October 14, 2006

...Learn TDD with Codemanship

Exploratory Testing & Reverse Engineering

Exploratory testing is a discipline that's gaining popularity, particularly in the Agile community where much of the testing is no longer done by dedicated testers - and hence, I suspect, it's driving the need to find something else for testers to do to earn a crust.

It's actually really quite simple: let's say I agree an acceptance test with the customer that goes a bit like this:

1. Click on button X
2. Select menu item Y
3. Double-click on list item Z
4. Click the "submit" button
5. The outcome should be A, B and C

And, like a good Agile developer, I duly go away and write the code such that when the user clicks on button X, selects menu item Y, double-clicks on list item Z and then clicks the "submit" button, the outcome is indeed A, B and C.

A pat on the back, a gold star and a donut for me.

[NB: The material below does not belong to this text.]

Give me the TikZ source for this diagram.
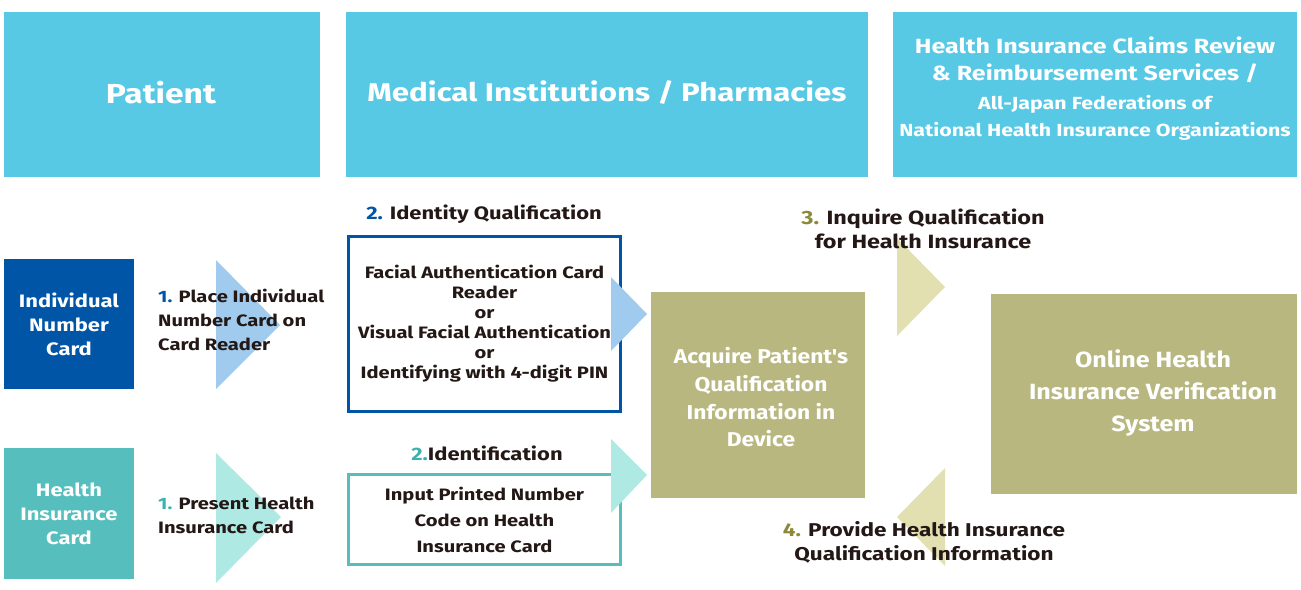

But then along comes an exploratory tester, and he immediately asks:

"Hmmm. I wonder what would happen if I select menu item Y first, and then click on button X and then double-click on list item Z twice and then hit the "submit" button..." And so he tries it. And the software goes bye bye and he loses his lovely data. So he reports it as a bug. And I say "but hey, we never agreed what would happen if you did that, so the spec is undefined". And the tester says; "well, why don't you go ask the customer what they think it should do, then?" And I do. And the customer says "Oh, I dunno. But the software certainly shouldn't go bye bye. Maybe it should display a message saying 'please don't do that again'". So we have now agreed a brand new acceptance test scenario. And this will need to be scheduled in my planning process like any other test scenario.

And that, in a nutshell, is exploratory testing. It's the process of figuring out what else the software does apart from what you agreed it should do in your spec or in your acceptance/system tests (which are also a kind of specification, in practice). It's almost reverse engineering. I think Agitar have a tool called Agitator that does something a bit like this, only with unit tests. It reads the code, dreams up a bunch of unit test scenarios, runs them, records the results and asks you "is it supposed to do that?"

Okay. There is a little more to it. But not much. Just as it helps to leave bread crumbs when you explore a maze so you can find your way back, it also helps to record your tracks when you explore software so you can accurately retrace your steps when something interesting happens. (It also helps to prevent other testers going over scenarois that have already been covered.) There are relatively inexpensive tools on the market for recording GUI scripts. And, since even some of the simplest software can allow for an effectively infinite number of usages scenarios, it also makes sense to target areas where exploratory testing will bring most value. You might want to focus on particularly complex functionality because it's more likely to contain bugs, for example, or on features that you think will be used the most (as Microsoft tend to do).

And it helps to be a little methodical about it. Test analysis tools and techniques can help to throw up paths that aren't immediately obvious. Many of these centre around logical combinations and boundary analysis, and you don't need much more than high school maths to figure that sort of stuff out.

Of course, exploratory testing is labour-intensive. So you'll be needing dedicated exploratory testers. And I won't argue with that. But it's not a discipline that takes years to master. Anyone who can write executable tests can do exploratory testing.